NEW YORK—We have survived our first week of previews! Hurray! And we celebrated our triumph with a few drinks and finger food at the pub next door following our Sunday night show. Members of our cast, orchestra and crew all heaved a huge sigh of relief once our final curtain of the week came down.
Over the last week starting with our first preview, numerous changes have gone into “Allegiance.” The audience on Tuesday saw a very different show compared to that of Sunday. Our creatives have been watching the show daily, going over moments that aren’t working, and replacing them with new lyrics, new staging, new cues, new moments that only serve to make the show stronger.
Some of the changes are minuscule: one word in one lyric (it’s amazing how just one word can transform the color of an entire verse), a change in a costume there (replacing a blazer with a longer coat to better inform the audience of the time of year, for example), or the reinstatement of a cross from stage left to stage right (prompted by a full paragraph within a spoken monologue). However, we’ve had one change that has been very large, involving all departments in the building: music, dialogue, lighting, choreography, costumes and actors.
One actor in particular, Telly Leung, had the hugest, heaviest burden to carry, because many of the lyric changes involved solo lines.
The song is called “Get in the Game.” The setting has been changed (from mess hall to outdoors, immediately following a dust storm), the motivation has been changed, and every actor has what feels like a ream of script and music pages. We started rehearsing music and script on one day, just around the piano to start getting it into our heads. We performed the old version that night. Putting it on its feet would happen the next day, as it would be put into the show that very night.
Brand-new props, lines
The cast got into costumes, wigs and microphones. We were all given brand-new props. Everyone rehearsed his or her brand-new lines, choreographer Andrew Palermo added new choreography and integrated it all with the old stuff that was still working, and director Stafford Arima was restaging.

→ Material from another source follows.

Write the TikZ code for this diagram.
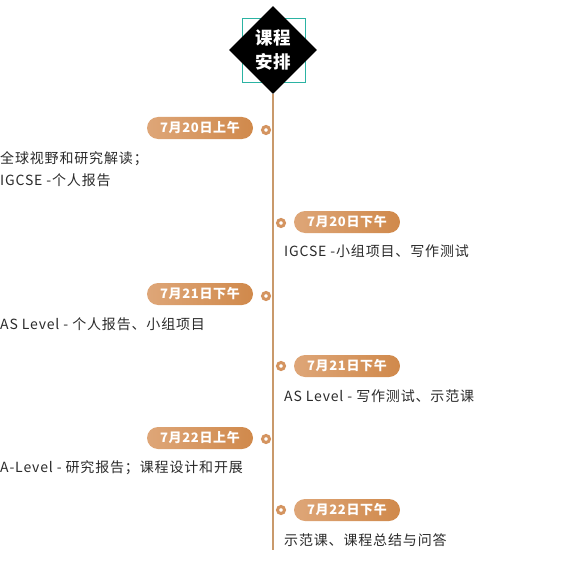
\documentclass[tikz,border=0pt]{standalone}
\usepackage{fontspec}
\setmainfont{Noto Sans CJK SC}
\newfontfamily\descfont[LetterSpace=6]{Noto Sans CJK SC}
\newfontfamily\pillfont[LetterSpace=5]{Noto Sans CJK SC}
\usetikzlibrary{shapes.geometric}
\definecolor{lineC}{HTML}{C9996B}
\definecolor{pillL}{HTML}{DEA678}
\definecolor{pillR}{HTML}{D0894B}
\definecolor{dotC}{HTML}{D49460}
\definecolor{teal}{HTML}{2BB3A3}
\definecolor{txt}{HTML}{2A2A2A}
\tikzset{
  pill/.style={rounded corners=11pt, minimum width=106pt, minimum height=22pt, inner sep=0pt,
    left color=pillL, right color=pillR, draw=none, text=white, font=\pillfont\fontsize{13}{14}\selectfont\bfseries},
  dot/.style={circle, draw=dotC, line width=3pt, fill=white, minimum size=7pt, inner sep=0pt},
  desc/.style={text=txt, font=\descfont\fontsize{14}{22}\selectfont, inner sep=0pt, align=left},
}
\begin{document}
\begin{tikzpicture}[x=1pt,y=-1pt]
\useasboundingbox (0,0) rectangle (562,567);
% teal square and diamond
\draw[teal, line width=0.8pt] (242,18) rectangle (305,82);
\node[diamond, fill=black, minimum width=88pt, minimum height=88pt, inner sep=0pt] (top) at (273,50) {};
\node[text=white, font=\pillfont\fontsize{17.5}{24}\selectfont\bfseries, align=center] (toptxt) at (273,50) {课程\\安排};
\coordinate (bot) at (273,550);
\draw[lineC, line width=1.3pt] (top.south) -- (bot);
% row 1
\node[pill] (p1) at (200,128) {7月20日上午};
\node[dot] (d1) at (266,130) {};
\node[desc, anchor=north west] (t1) at (0,151) {全球视野和研究解读；\\IGCSE -个人报告};
% row 2
\node[pill] (p2) at (347,222) {7月20日下午};
\node[dot] (d2) at (281,223) {};
\node[desc, anchor=west] (t2) at (284,251) {IGCSE -小组项目、写作测试};
% row 3
\node[pill] (p3) at (200,294) {7月21日下午};
\node[dot] (d3) at (266,296) {};
\node[desc, anchor=west] (t3) at (0,324) {AS Level - 个人报告、小组项目};
% row 4
\node[pill] (p4) at (347,366) {7月21日下午};
\node[dot] (d4) at (281,366) {};
\node[desc, anchor=west] (t4) at (284,396) {AS Level - 写作测试、示范课};
% row 5
\node[pill] (p5) at (200,438) {7月22日上午};
\node[dot] (d5) at (266,439) {};
\node[desc, anchor=west] (t5) at (0,468) {A-Level - 研究报告；课程设计和开展};
% row 6
\node[pill] (p6) at (347,510) {7月22日下午};
\node[dot] (d6) at (281,510) {};
\node[desc, anchor=west] (t6) at (284,540) {示范课、课程总结与问答};
\end{tikzpicture}
\end{document}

Howell Binkley was redoing the lights, and sound guy Kai Harada was fixing sound, as different people would be speaking in this scene. Alejo Vietti was checking on costumes for everyone (now added are aprons, hair scarves and new shirts) to see how everything looked. All hands were on deck for this major overhaul.
The bulk of the changes landed on Telly’s lap. Old dialogue and lyrics that he had been singing for weeks now needed to be unlearned, and the new stuff had to be memorized and staged. And performed that night. I prayed that he would keep his cool about him, and thankfully he did.
There were a few hiccups in that evening’s performance, but nothing that could be characterized as a train wreck, and thank goodness for this cast of actors who were nothing but supportive.
Booboos
This is part of the process of creating a brand-new show, a process that all creators of brand-new work are not strangers to. This is also what preview audiences are treated to: a work in progress.
There will be booboos of all kinds: missed cues, new set pieces and props, a missed step, a wrong lyric (I mean, you try rehearsing something in the afternoon and singing something completely different at night… see if that doesn’t confuse you). Look into the eyes of the actors, and you’ll see their wheels turning.
Some will be trying to get new choreography into their bodies, while others (myself included) will have a blank but intense expression as new lyrics or dialogue are run in our heads. It’s never an easy thing, but it’s exciting and thrilling, because we know that with each change that goes in, the piece gets better.
Our second week of previews begins, with a whole slew of new things going in that night. Stafford e-mailed us a laundry list of what we can expect.
Time to keep our minds, hearts and spirits open to whatever will come our way. And once again, we will be ready. Onward and upward we go.